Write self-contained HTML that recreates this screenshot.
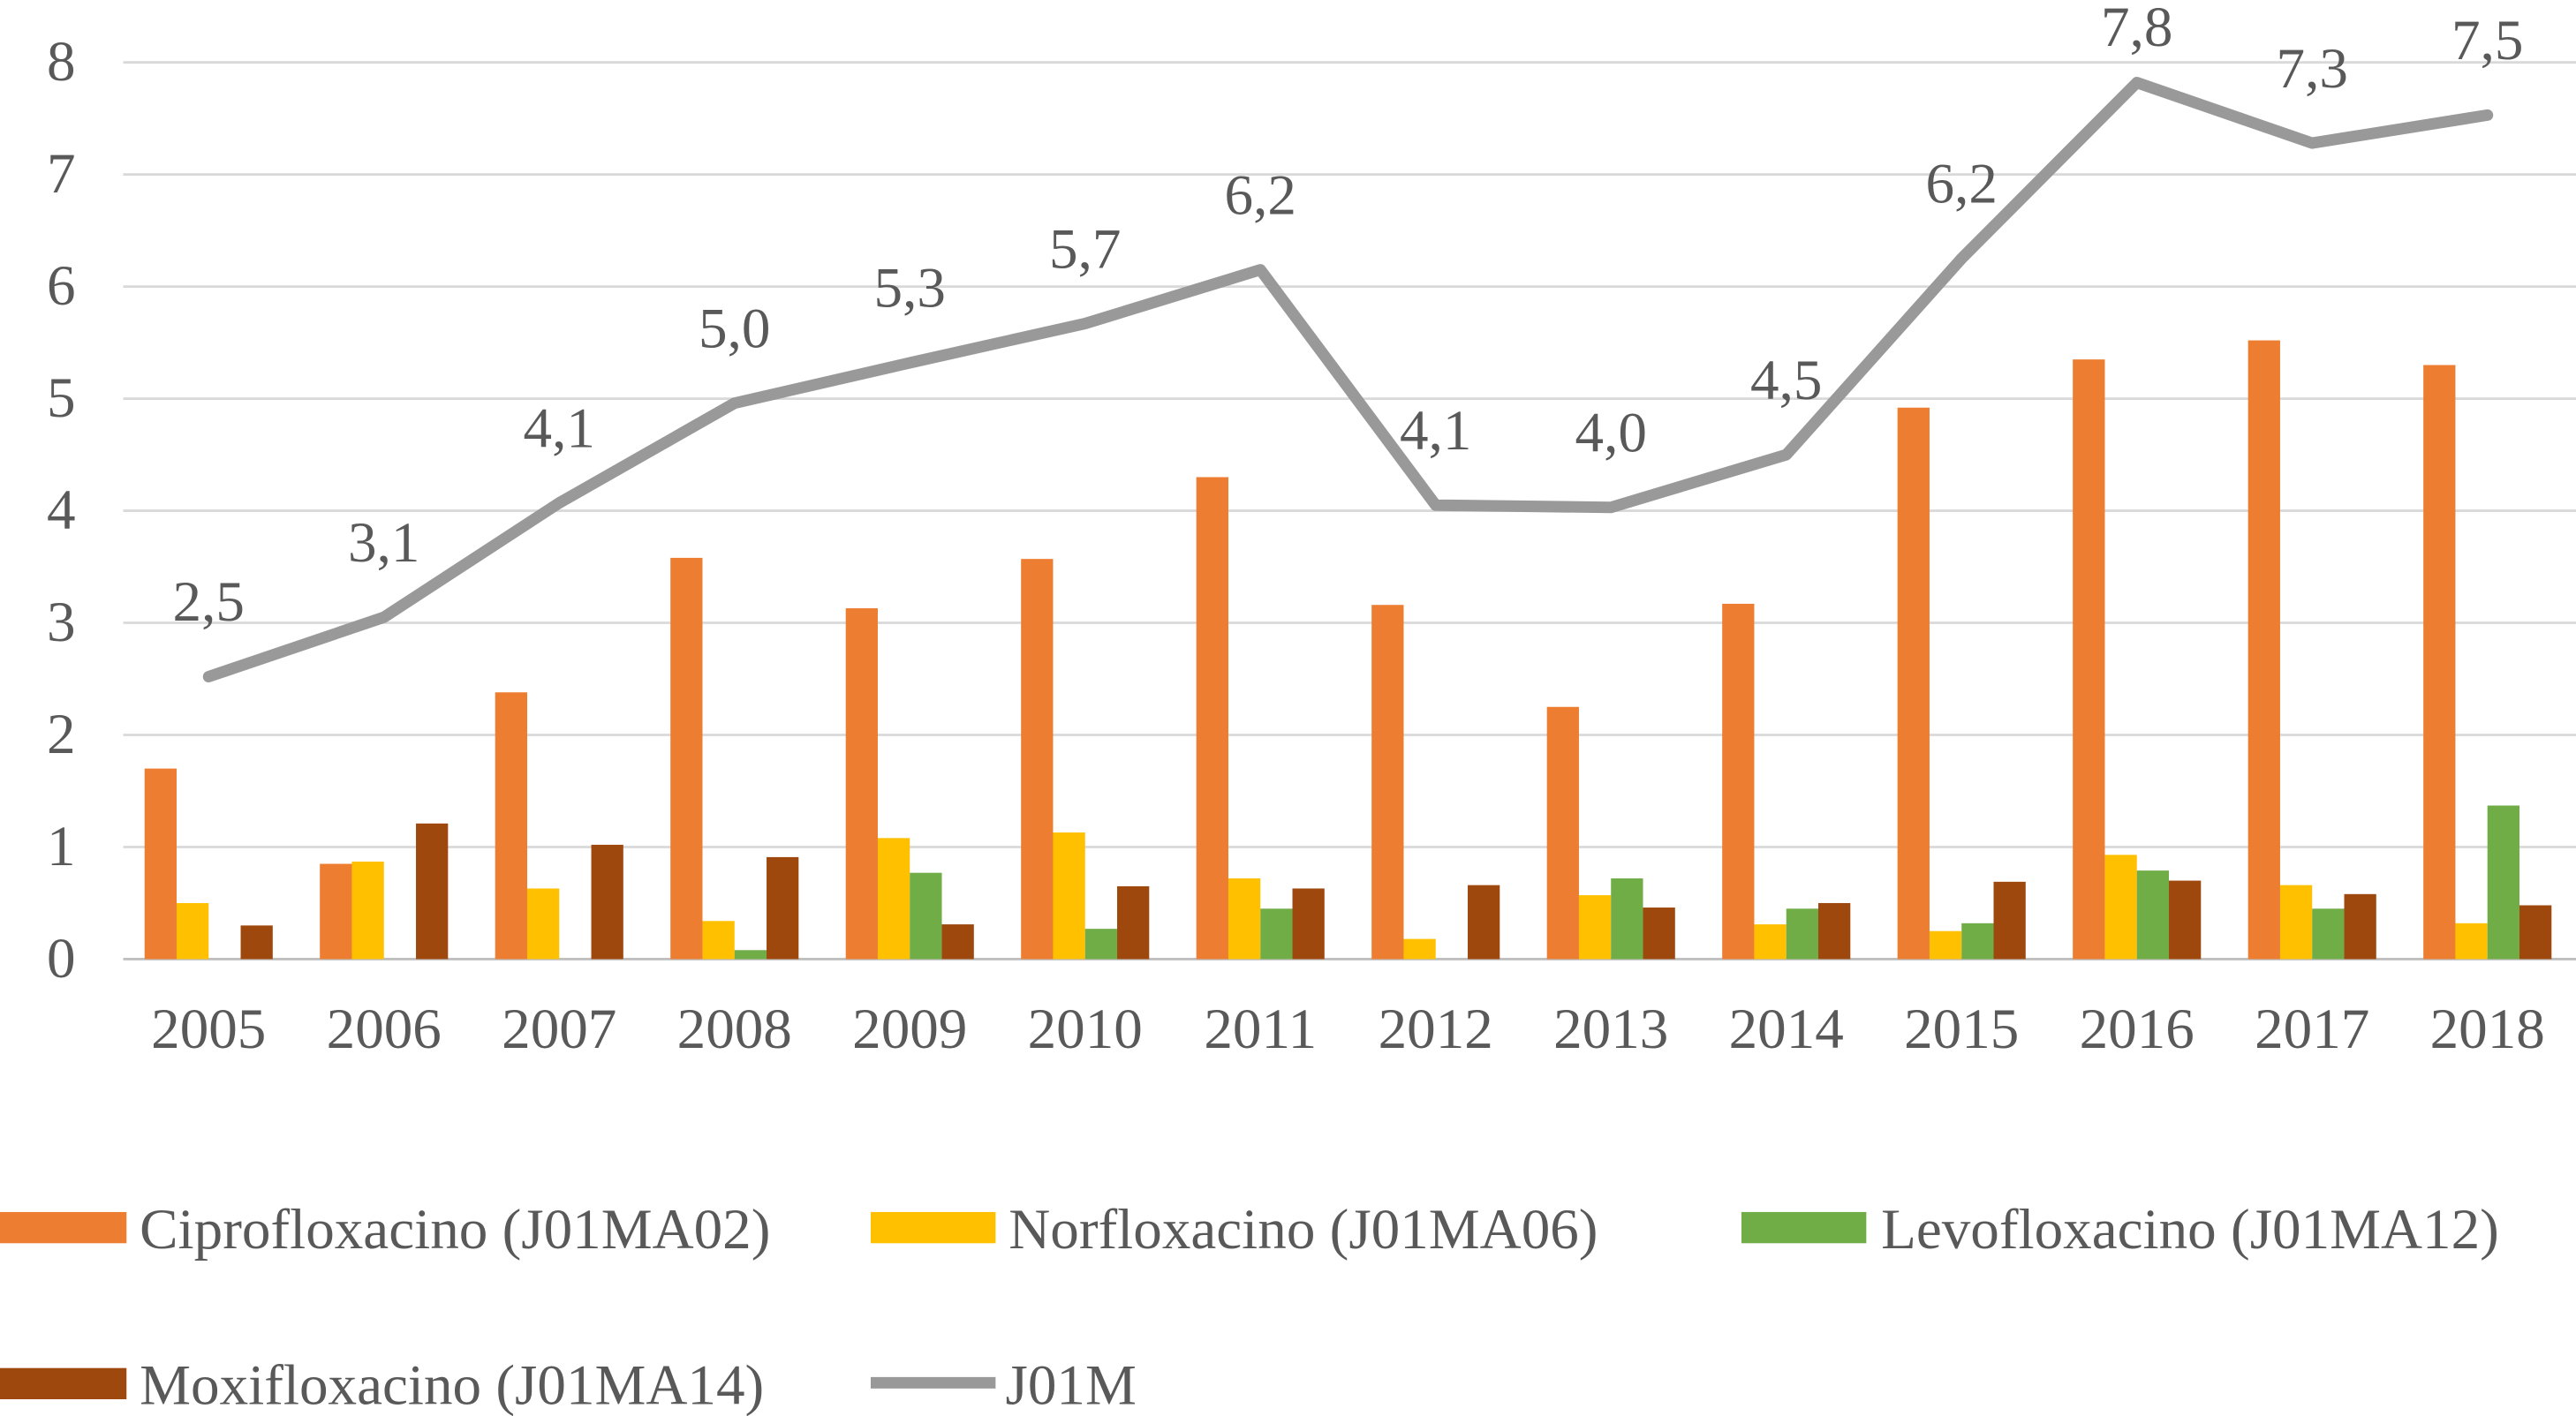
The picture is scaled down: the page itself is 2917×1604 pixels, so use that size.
<!DOCTYPE html>
<html><head><meta charset="utf-8"><style>
html,body{margin:0;padding:0;background:#fff;}
svg{display:block;}
text{font-family:"Liberation Serif",serif;fill:#595959;}
</style></head><body>
<svg id="chart" width="2917" height="1604" viewBox="0 0 1568 862.2" preserveAspectRatio="none" xmlns="http://www.w3.org/2000/svg">
<g id="grid"></g>
<g id="yticks"></g>
<g id="bars"></g>
<g id="line"></g>
<g id="xticks"></g>
<g id="legend">
  <rect x="0" y="738" width="77" height="19" fill="#ED7D31"/>
  <text x="85" y="760" font-size="35">Ciprofloxacino (J01MA02)</text>
  <rect x="530" y="738" width="76" height="19" fill="#FFC000"/>
  <text x="614" y="760" font-size="35">Norfloxacino (J01MA06)</text>
  <rect x="1060" y="738" width="76" height="19" fill="#70AD47"/>
  <text x="1145" y="760" font-size="35">Levofloxacino (J01MA12)</text>
  <rect x="0" y="833" width="77" height="19" fill="#9E480E"/>
  <text x="85" y="855" font-size="35">Moxifloxacino (J01MA14)</text>
  <line x1="530" y1="842" x2="606" y2="842" stroke="#999" stroke-width="7"/>
  <text x="612" y="855" font-size="35">J01M</text>
</g>
</svg>
<script>
const years=[2005,2006,2007,2008,2009,2010,2011,2012,2013,2014,2015,2016,2017,2018];
const cipro=[1.7,0.85,2.38,3.58,3.13,3.57,4.3,3.16,2.25,3.17,4.92,5.35,5.52,5.3];
const norflox=[0.5,0.87,0.63,0.34,1.08,1.13,0.72,0.18,0.57,0.31,0.25,0.93,0.66,0.32];
const levo=[0,0,0,0.08,0.77,0.27,0.45,0,0.72,0.45,0.32,0.79,0.45,1.37];
const moxi=[0.3,1.21,1.02,0.91,0.31,0.65,0.63,0.66,0.46,0.5,0.69,0.7,0.58,0.48];
const j01m=[2.52,3.05,4.07,4.96,5.32,5.67,6.15,4.05,4.03,4.5,6.25,7.82,7.28,7.53];
const j01mLabels=["2,5","3,1","4,1","5,0","5,3","5,7","6,2","4,1","4,0","4,5","6,2","7,8","7,3","7,5"];
const yTicks=[0,1,2,3,4,5,6,7,8];
const NS="http://www.w3.org/2000/svg";
const y=v=>584-v*68.25;
const x=i=>127+i*106.7;
function mk(tag,attrs,parent){const e=document.createElementNS(NS,tag);for(const k in attrs)e.setAttribute(k,attrs[k]);parent.appendChild(e);return e;}
const grid=document.getElementById('grid'),yt=document.getElementById('yticks');
yTicks.forEach(t=>{
  const l=mk('line',{x1:75,x2:1568,y1:y(t),y2:y(t),stroke:t===0?'#bfbfbf':'#d9d9d9','stroke-width':1.5},grid);
  
  
  const tx=mk('text',{x:46,y:y(t)+11,'font-size':35,'text-anchor':'end'},yt);
  tx.textContent=t;
  
  
});
const bars=document.getElementById('bars');
const series=[[cipro,'#ED7D31','cipro'],[norflox,'#FFC000','norflox'],[levo,'#70AD47','levo'],[moxi,'#9E480E','moxi']];
years.forEach((yr,i)=>{
  series.forEach((s,k)=>{
    const v=s[0][i];
    const r=mk('rect',{x:x(i)-39+k*19.5,y:y(v),width:19.5,height:584-y(v),fill:s[1]},bars);
    
    
  });
  const tx=mk('text',{x:x(i),y:638,'font-size':35,'text-anchor':'middle'},document.getElementById('xticks'));
  tx.textContent=yr;
  
  
});
const lg=document.getElementById('line');
const p=mk('polyline',{points:j01m.map((v,i)=>x(i)+','+y(v)).join(' '),fill:'none',stroke:'#999','stroke-width':7,'stroke-linejoin':'round','stroke-linecap':'round'},lg);


j01m.forEach((v,i)=>{
  const tx=mk('text',{x:x(i),y:Math.max(28,y(v)-34),'font-size':35,'text-anchor':'middle'},lg);
  tx.textContent=j01mLabels[i];
  
  
});
</script>
</body></html>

################

* Problem to solve:
Leave the images out, please, and restate each line word for word.

* The answer:
Write self-contained HTML that recreates this screenshot.
The picture is scaled down: the page itself is 2917×1604 pixels, so use that size.
<!DOCTYPE html>
<html><head><meta charset="utf-8"><style>
html,body{margin:0;padding:0;background:#fff;}
svg{display:block;}
text{font-family:"Liberation Serif",serif;fill:#595959;}
</style></head><body>
<svg id="chart" width="2917" height="1604" viewBox="0 0 1568 862.2" preserveAspectRatio="none" xmlns="http://www.w3.org/2000/svg">
<g id="grid"></g>
<g id="yticks"></g>
<g id="bars"></g>
<g id="line"></g>
<g id="xticks"></g>
<g id="legend">
  <rect x="0" y="738" width="77" height="19" fill="#ED7D31"/>
  <text x="85" y="760" font-size="35">Ciprofloxacino (J01MA02)</text>
  <rect x="530" y="738" width="76" height="19" fill="#FFC000"/>
  <text x="614" y="760" font-size="35">Norfloxacino (J01MA06)</text>
  <rect x="1060" y="738" width="76" height="19" fill="#70AD47"/>
  <text x="1145" y="760" font-size="35">Levofloxacino (J01MA12)</text>
  <rect x="0" y="833" width="77" height="19" fill="#9E480E"/>
  <text x="85" y="855" font-size="35">Moxifloxacino (J01MA14)</text>
  <line x1="530" y1="842" x2="606" y2="842" stroke="#999" stroke-width="7"/>
  <text x="612" y="855" font-size="35">J01M</text>
</g>
</svg>
<script>
const years=[2005,2006,2007,2008,2009,2010,2011,2012,2013,2014,2015,2016,2017,2018];
const cipro=[1.7,0.85,2.38,3.58,3.13,3.57,4.3,3.16,2.25,3.17,4.92,5.35,5.52,5.3];
const norflox=[0.5,0.87,0.63,0.34,1.08,1.13,0.72,0.18,0.57,0.31,0.25,0.93,0.66,0.32];
const levo=[0,0,0,0.08,0.77,0.27,0.45,0,0.72,0.45,0.32,0.79,0.45,1.37];
const moxi=[0.3,1.21,1.02,0.91,0.31,0.65,0.63,0.66,0.46,0.5,0.69,0.7,0.58,0.48];
const j01m=[2.52,3.05,4.07,4.96,5.32,5.67,6.15,4.05,4.03,4.5,6.25,7.82,7.28,7.53];
const j01mLabels=["2,5","3,1","4,1","5,0","5,3","5,7","6,2","4,1","4,0","4,5","6,2","7,8","7,3","7,5"];
const yTicks=[0,1,2,3,4,5,6,7,8];
const NS="http://www.w3.org/2000/svg";
const y=v=>584-v*68.25;
const x=i=>127+i*106.7;
function mk(tag,attrs,parent){const e=document.createElementNS(NS,tag);for(const k in attrs)e.setAttribute(k,attrs[k]);parent.appendChild(e);return e;}
const grid=document.getElementById('grid'),yt=document.getElementById('yticks');
yTicks.forEach(t=>{
  const l=mk('line',{x1:75,x2:1568,y1:y(t),y2:y(t),stroke:t===0?'#bfbfbf':'#d9d9d9','stroke-width':1.5},grid);
  
  
  const tx=mk('text',{x:46,y:y(t)+11,'font-size':35,'text-anchor':'end'},yt);
  tx.textContent=t;
  
  
});
const bars=document.getElementById('bars');
const series=[[cipro,'#ED7D31','cipro'],[norflox,'#FFC000','norflox'],[levo,'#70AD47','levo'],[moxi,'#9E480E','moxi']];
years.forEach((yr,i)=>{
  series.forEach((s,k)=>{
    const v=s[0][i];
    const r=mk('rect',{x:x(i)-39+k*19.5,y:y(v),width:19.5,height:584-y(v),fill:s[1]},bars);
    
    
  });
  const tx=mk('text',{x:x(i),y:638,'font-size':35,'text-anchor':'middle'},document.getElementById('xticks'));
  tx.textContent=yr;
  
  
});
const lg=document.getElementById('line');
const p=mk('polyline',{points:j01m.map((v,i)=>x(i)+','+y(v)).join(' '),fill:'none',stroke:'#999','stroke-width':7,'stroke-linejoin':'round','stroke-linecap':'round'},lg);


j01m.forEach((v,i)=>{
  const tx=mk('text',{x:x(i),y:Math.max(28,y(v)-34),'font-size':35,'text-anchor':'middle'},lg);
  tx.textContent=j01mLabels[i];
  
  
});
</script>
</body></html>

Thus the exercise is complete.